TASK DIRECTIONS:
Write out every line of the material as it stands, apart from the pictures.

DATA:
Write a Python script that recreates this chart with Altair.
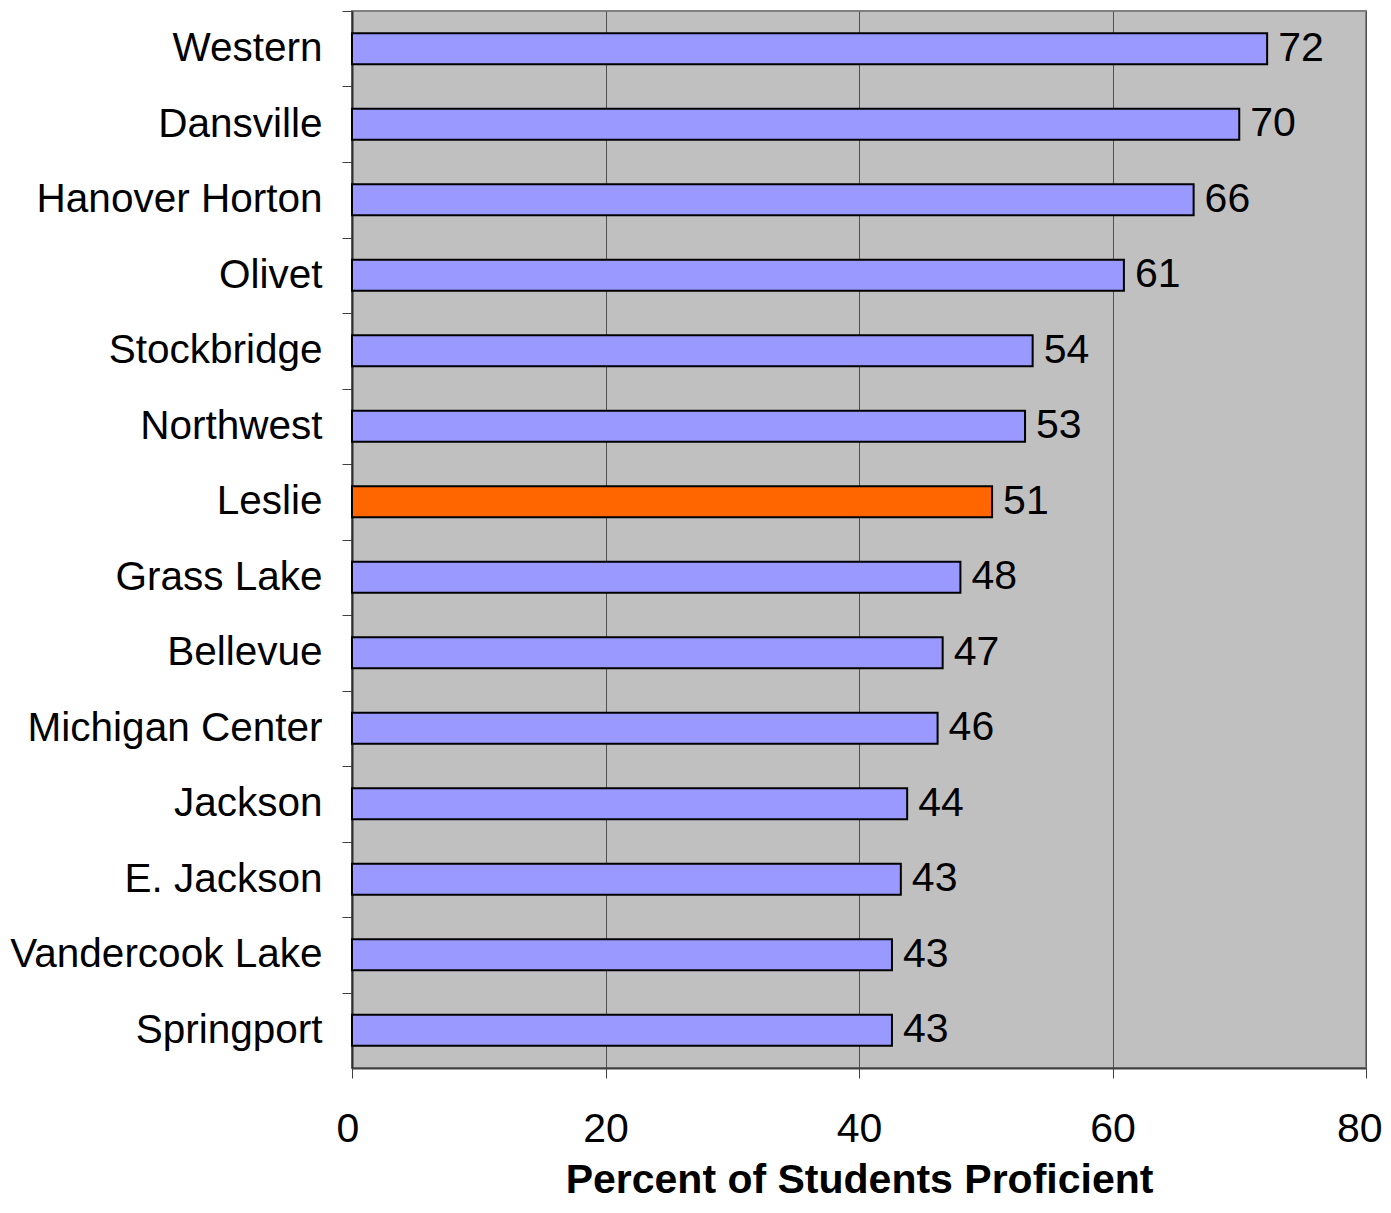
import altair as alt
import pandas as pd

schools = ["Western", "Dansville", "Hanover Horton", "Olivet", "Stockbridge", "Northwest",
           "Leslie", "Grass Lake", "Bellevue", "Michigan Center", "Jackson", "E. Jackson",
           "Vandercook Lake", "Springport"]
values = [72.2, 70.0, 66.4, 60.9, 53.7, 53.1, 50.5, 48.0, 46.6, 46.2, 43.8, 43.3, 42.6, 42.6]
labels = ["72", "70", "66", "61", "54", "53", "51", "48", "47", "46", "44", "43", "43", "43"]
highlight = "Leslie"

df = pd.DataFrame({"school": schools, "value": values, "label": labels})
df["hl"] = ["yes" if s == highlight else "no" for s in schools]

FONT = "Liberation Sans"
H = 1057
STEP = H / len(schools)

y = alt.Y("school:N", sort=schools, title=None,
          scale=alt.Scale(paddingInner=0.59, paddingOuter=0.295),
          axis=alt.Axis(tickOffset=-STEP / 2, labelOffset=STEP / 2, labelFontSize=40.5,
                        labelFont=FONT, labelColor="black", labelPadding=20, tickSize=10,
                        tickColor="#404040", domainColor="#303030", domainWidth=2,
                        grid=False, labelLimit=400))
x = alt.X("value:Q", title="Percent of Students Proficient",
          scale=alt.Scale(domain=[0, 80], nice=False),
          axis=alt.Axis(values=[0, 20, 40, 60, 80], labelFontSize=41, labelFont=FONT,
                        labelColor="black", tickSize=10, tickColor="#404040",
                        domainColor="#404040", domainWidth=2, labelPadding=31,
                        labelFlush=True, labelFlushOffset=16,
                        grid=True, gridColor="#505050", gridWidth=1,
                        titleFontSize=41, titleFont=FONT, titleFontWeight="bold",
                        titleColor="black", titlePadding=11))

bars = alt.Chart(df).mark_bar(stroke="black", strokeWidth=2).encode(
    x=x, y=y,
    color=alt.Color("hl:N", scale=alt.Scale(domain=["no", "yes"], range=["#9999FF", "#FF6600"]),
                    legend=None),
)
text = alt.Chart(df).mark_text(align="left", baseline="middle", dx=11, fontSize=41,
                               font=FONT, color="black").encode(
    x=alt.X("value:Q"), y=alt.Y("school:N", sort=schools), text="label:N")

chart = (bars + text).properties(
    width=1014, height=H,
    background="white",
    autosize=alt.AutoSizeParams(type="none"),
    padding={"left": 344, "top": 3, "right": 17, "bottom": 137},
).configure_view(fill="#C0C0C0", stroke="#808080", strokeWidth=2)

chart.save("out.html", embed_options={"renderer": "svg", "actions": False})
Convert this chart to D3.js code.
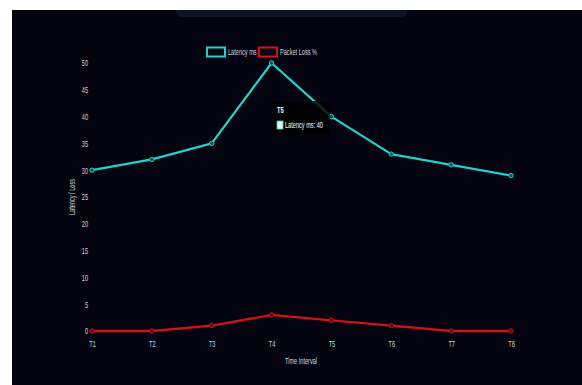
<!DOCTYPE html>
<html>
<head>
<meta charset="utf-8">
<script src="https://cdn.jsdelivr.net/npm/d3@7"></script>
<style>
  html, body { margin: 0; padding: 0; background: #ffffff; }
  svg { display: block; }
  text { font-family: "Liberation Sans", Arial, sans-serif; }
</style>
</head>
<body>
<svg id="chart" width="582" height="385"></svg>
<script>
// Network metrics per time interval
const categories = ["T1", "T2", "T3", "T4", "T5", "T6", "T7", "T8"];
const latencyMs = [30, 32, 35, 50, 40, 33, 31, 29];
const packetLoss = [0, 0, 1, 3, 2, 1, 0, 0];
const yTicks = [0, 5, 10, 15, 20, 25, 30, 35, 40, 45, 50];
const seriesNames = ["Latency ms", "Packet Loss %"];

const svg = d3.select("#chart");
const W = 582, H = 385;
const fs = 8.5;
const squeeze = "scale(0.66,1)";   // condensed lettering

// dark panel
svg.append("rect").attr("x", 12).attr("y", 10).attr("width", W - 12).attr("height", H - 10)
  .attr("fill", "#03040f");
// header bar peeking in at the top
svg.append("rect").attr("x", 176).attr("y", 2).attr("width", 231).attr("height", 15)
  .attr("rx", 5).attr("fill", "#0d1424");
svg.append("rect").attr("x", 0).attr("y", 0).attr("width", W).attr("height", 10).attr("fill", "#ffffff");

const x = d3.scalePoint().domain(categories).range([92, 511]);
const y = d3.scaleLinear().domain([0, 50]).range([331, 63]);

const tickColor = "#d2d4dc";

// places condensed text at (px, py)
function label(parent, px, py, str, anchor, extra) {
  const g = parent.append("g").attr("transform", `translate(${px},${py}) ${extra || ""}`);
  return g.append("text").attr("transform", squeeze).attr("text-anchor", anchor || "start")
    .attr("fill", tickColor).attr("font-size", fs).text(str);
}

// y axis
const yAxis = svg.append("g").attr("transform", "translate(88,0)")
  .call(d3.axisLeft(y).tickValues(yTicks).tickSize(0).tickPadding(0));
yAxis.attr("font-family", null).attr("font-size", null);
yAxis.select(".domain").remove();
yAxis.selectAll("text").attr("fill", tickColor).attr("font-size", fs).attr("dy", "0.35em")
  .attr("transform", squeeze);

// x axis
const xAxis = svg.append("g").attr("transform", "translate(0,341)")
  .call(d3.axisBottom(x).tickSize(0).tickPadding(0));
xAxis.attr("font-family", null).attr("font-size", null);
xAxis.select(".domain").remove();
xAxis.selectAll("text").attr("fill", tickColor).attr("font-size", fs).attr("dy", "0.71em")
  .attr("transform", squeeze);

// axis titles
label(svg, 301, 364, "Time Interval", "middle");
label(svg, 75, 197, "Latency / Loss", "middle", "rotate(-90)");

const series = [
  { name: seriesNames[0], values: latencyMs, color: "#1fd1d1", fill: "#0b4f55" },
  { name: seriesNames[1], values: packetLoss, color: "#d0111b", fill: "#5a0a0e" }
];

const line = d3.line().x((d, i) => x(categories[i])).y(d => y(d));

series.forEach(s => {
  svg.append("path").datum(s.values).attr("d", line)
    .attr("fill", "none").attr("stroke", s.color).attr("stroke-width", 2.3)
    .attr("stroke-linejoin", "round");
  svg.append("g").selectAll("circle").data(s.values).join("circle")
    .attr("cx", (d, i) => x(categories[i])).attr("cy", d => y(d)).attr("r", 2.2)
    .attr("fill", s.fill).attr("stroke", s.color).attr("stroke-width", 1);
});

// legend
const legend = svg.append("g");
const legendItems = [
  { x: 207, color: series[0].color, label: seriesNames[0] },
  { x: 259, color: series[1].color, label: seriesNames[1] }
];
legendItems.forEach(it => {
  legend.append("rect").attr("x", it.x).attr("y", 47.5).attr("width", 18).attr("height", 9)
    .attr("fill", "none").attr("stroke", it.color).attr("stroke-width", 2);
  label(legend, it.x + 21, 55, it.label);
});

// hover tooltip on T5
const tipIdx = 4;
const tip = svg.append("g");
tip.append("rect").attr("x", 272).attr("y", 101).attr("width", 58).attr("height", 34)
  .attr("rx", 3).attr("fill", "rgba(0,0,0,0.8)");
label(tip, 277, 113, categories[tipIdx]).attr("fill", "#ffffff").attr("font-weight", "bold");
tip.append("rect").attr("x", 277).attr("y", 121).attr("width", 6).attr("height", 8)
  .attr("fill", "#e8f6f6").attr("stroke", series[0].color).attr("stroke-width", 0.8);
label(tip, 285, 128, `${seriesNames[0]}: ${latencyMs[tipIdx]}`).attr("fill", "#ffffff");
</script>
</body>
</html>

CORRECT ANSWER:
Write a Python script that recreates this chart with Altair.
import altair as alt
import pandas as pd

schools = ["Western", "Dansville", "Hanover Horton", "Olivet", "Stockbridge", "Northwest",
           "Leslie", "Grass Lake", "Bellevue", "Michigan Center", "Jackson", "E. Jackson",
           "Vandercook Lake", "Springport"]
values = [72.2, 70.0, 66.4, 60.9, 53.7, 53.1, 50.5, 48.0, 46.6, 46.2, 43.8, 43.3, 42.6, 42.6]
labels = ["72", "70", "66", "61", "54", "53", "51", "48", "47", "46", "44", "43", "43", "43"]
highlight = "Leslie"

df = pd.DataFrame({"school": schools, "value": values, "label": labels})
df["hl"] = ["yes" if s == highlight else "no" for s in schools]

FONT = "Liberation Sans"
H = 1057
STEP = H / len(schools)

y = alt.Y("school:N", sort=schools, title=None,
          scale=alt.Scale(paddingInner=0.59, paddingOuter=0.295),
          axis=alt.Axis(tickOffset=-STEP / 2, labelOffset=STEP / 2, labelFontSize=40.5,
                        labelFont=FONT, labelColor="black", labelPadding=20, tickSize=10,
                        tickColor="#404040", domainColor="#303030", domainWidth=2,
                        grid=False, labelLimit=400))
x = alt.X("value:Q", title="Percent of Students Proficient",
          scale=alt.Scale(domain=[0, 80], nice=False),
          axis=alt.Axis(values=[0, 20, 40, 60, 80], labelFontSize=41, labelFont=FONT,
                        labelColor="black", tickSize=10, tickColor="#404040",
                        domainColor="#404040", domainWidth=2, labelPadding=31,
                        labelFlush=True, labelFlushOffset=16,
                        grid=True, gridColor="#505050", gridWidth=1,
                        titleFontSize=41, titleFont=FONT, titleFontWeight="bold",
                        titleColor="black", titlePadding=11))

bars = alt.Chart(df).mark_bar(stroke="black", strokeWidth=2).encode(
    x=x, y=y,
    color=alt.Color("hl:N", scale=alt.Scale(domain=["no", "yes"], range=["#9999FF", "#FF6600"]),
                    legend=None),
)
text = alt.Chart(df).mark_text(align="left", baseline="middle", dx=11, fontSize=41,
                               font=FONT, color="black").encode(
    x=alt.X("value:Q"), y=alt.Y("school:N", sort=schools), text="label:N")

chart = (bars + text).properties(
    width=1014, height=H,
    background="white",
    autosize=alt.AutoSizeParams(type="none"),
    padding={"left": 344, "top": 3, "right": 17, "bottom": 137},
).configure_view(fill="#C0C0C0", stroke="#808080", strokeWidth=2)

chart.save("out.html", embed_options={"renderer": "svg", "actions": False})
Convert this chart to D3.js code.
<!DOCTYPE html>
<html>
<head>
<meta charset="utf-8">
<script src="https://cdn.jsdelivr.net/npm/d3@7"></script>
<style>
  html, body { margin: 0; padding: 0; background: #ffffff; }
  svg { display: block; }
  text { font-family: "Liberation Sans", Arial, sans-serif; }
</style>
</head>
<body>
<svg id="chart" width="582" height="385"></svg>
<script>
// Network metrics per time interval
const categories = ["T1", "T2", "T3", "T4", "T5", "T6", "T7", "T8"];
const latencyMs = [30, 32, 35, 50, 40, 33, 31, 29];
const packetLoss = [0, 0, 1, 3, 2, 1, 0, 0];
const yTicks = [0, 5, 10, 15, 20, 25, 30, 35, 40, 45, 50];
const seriesNames = ["Latency ms", "Packet Loss %"];

const svg = d3.select("#chart");
const W = 582, H = 385;
const fs = 8.5;
const squeeze = "scale(0.66,1)";   // condensed lettering

// dark panel
svg.append("rect").attr("x", 12).attr("y", 10).attr("width", W - 12).attr("height", H - 10)
  .attr("fill", "#03040f");
// header bar peeking in at the top
svg.append("rect").attr("x", 176).attr("y", 2).attr("width", 231).attr("height", 15)
  .attr("rx", 5).attr("fill", "#0d1424");
svg.append("rect").attr("x", 0).attr("y", 0).attr("width", W).attr("height", 10).attr("fill", "#ffffff");

const x = d3.scalePoint().domain(categories).range([92, 511]);
const y = d3.scaleLinear().domain([0, 50]).range([331, 63]);

const tickColor = "#d2d4dc";

// places condensed text at (px, py)
function label(parent, px, py, str, anchor, extra) {
  const g = parent.append("g").attr("transform", `translate(${px},${py}) ${extra || ""}`);
  return g.append("text").attr("transform", squeeze).attr("text-anchor", anchor || "start")
    .attr("fill", tickColor).attr("font-size", fs).text(str);
}

// y axis
const yAxis = svg.append("g").attr("transform", "translate(88,0)")
  .call(d3.axisLeft(y).tickValues(yTicks).tickSize(0).tickPadding(0));
yAxis.attr("font-family", null).attr("font-size", null);
yAxis.select(".domain").remove();
yAxis.selectAll("text").attr("fill", tickColor).attr("font-size", fs).attr("dy", "0.35em")
  .attr("transform", squeeze);

// x axis
const xAxis = svg.append("g").attr("transform", "translate(0,341)")
  .call(d3.axisBottom(x).tickSize(0).tickPadding(0));
xAxis.attr("font-family", null).attr("font-size", null);
xAxis.select(".domain").remove();
xAxis.selectAll("text").attr("fill", tickColor).attr("font-size", fs).attr("dy", "0.71em")
  .attr("transform", squeeze);

// axis titles
label(svg, 301, 364, "Time Interval", "middle");
label(svg, 75, 197, "Latency / Loss", "middle", "rotate(-90)");

const series = [
  { name: seriesNames[0], values: latencyMs, color: "#1fd1d1", fill: "#0b4f55" },
  { name: seriesNames[1], values: packetLoss, color: "#d0111b", fill: "#5a0a0e" }
];

const line = d3.line().x((d, i) => x(categories[i])).y(d => y(d));

series.forEach(s => {
  svg.append("path").datum(s.values).attr("d", line)
    .attr("fill", "none").attr("stroke", s.color).attr("stroke-width", 2.3)
    .attr("stroke-linejoin", "round");
  svg.append("g").selectAll("circle").data(s.values).join("circle")
    .attr("cx", (d, i) => x(categories[i])).attr("cy", d => y(d)).attr("r", 2.2)
    .attr("fill", s.fill).attr("stroke", s.color).attr("stroke-width", 1);
});

// legend
const legend = svg.append("g");
const legendItems = [
  { x: 207, color: series[0].color, label: seriesNames[0] },
  { x: 259, color: series[1].color, label: seriesNames[1] }
];
legendItems.forEach(it => {
  legend.append("rect").attr("x", it.x).attr("y", 47.5).attr("width", 18).attr("height", 9)
    .attr("fill", "none").attr("stroke", it.color).attr("stroke-width", 2);
  label(legend, it.x + 21, 55, it.label);
});

// hover tooltip on T5
const tipIdx = 4;
const tip = svg.append("g");
tip.append("rect").attr("x", 272).attr("y", 101).attr("width", 58).attr("height", 34)
  .attr("rx", 3).attr("fill", "rgba(0,0,0,0.8)");
label(tip, 277, 113, categories[tipIdx]).attr("fill", "#ffffff").attr("font-weight", "bold");
tip.append("rect").attr("x", 277).attr("y", 121).attr("width", 6).attr("height", 8)
  .attr("fill", "#e8f6f6").attr("stroke", series[0].color).attr("stroke-width", 0.8);
label(tip, 285, 128, `${seriesNames[0]}: ${latencyMs[tipIdx]}`).attr("fill", "#ffffff");
</script>
</body>
</html>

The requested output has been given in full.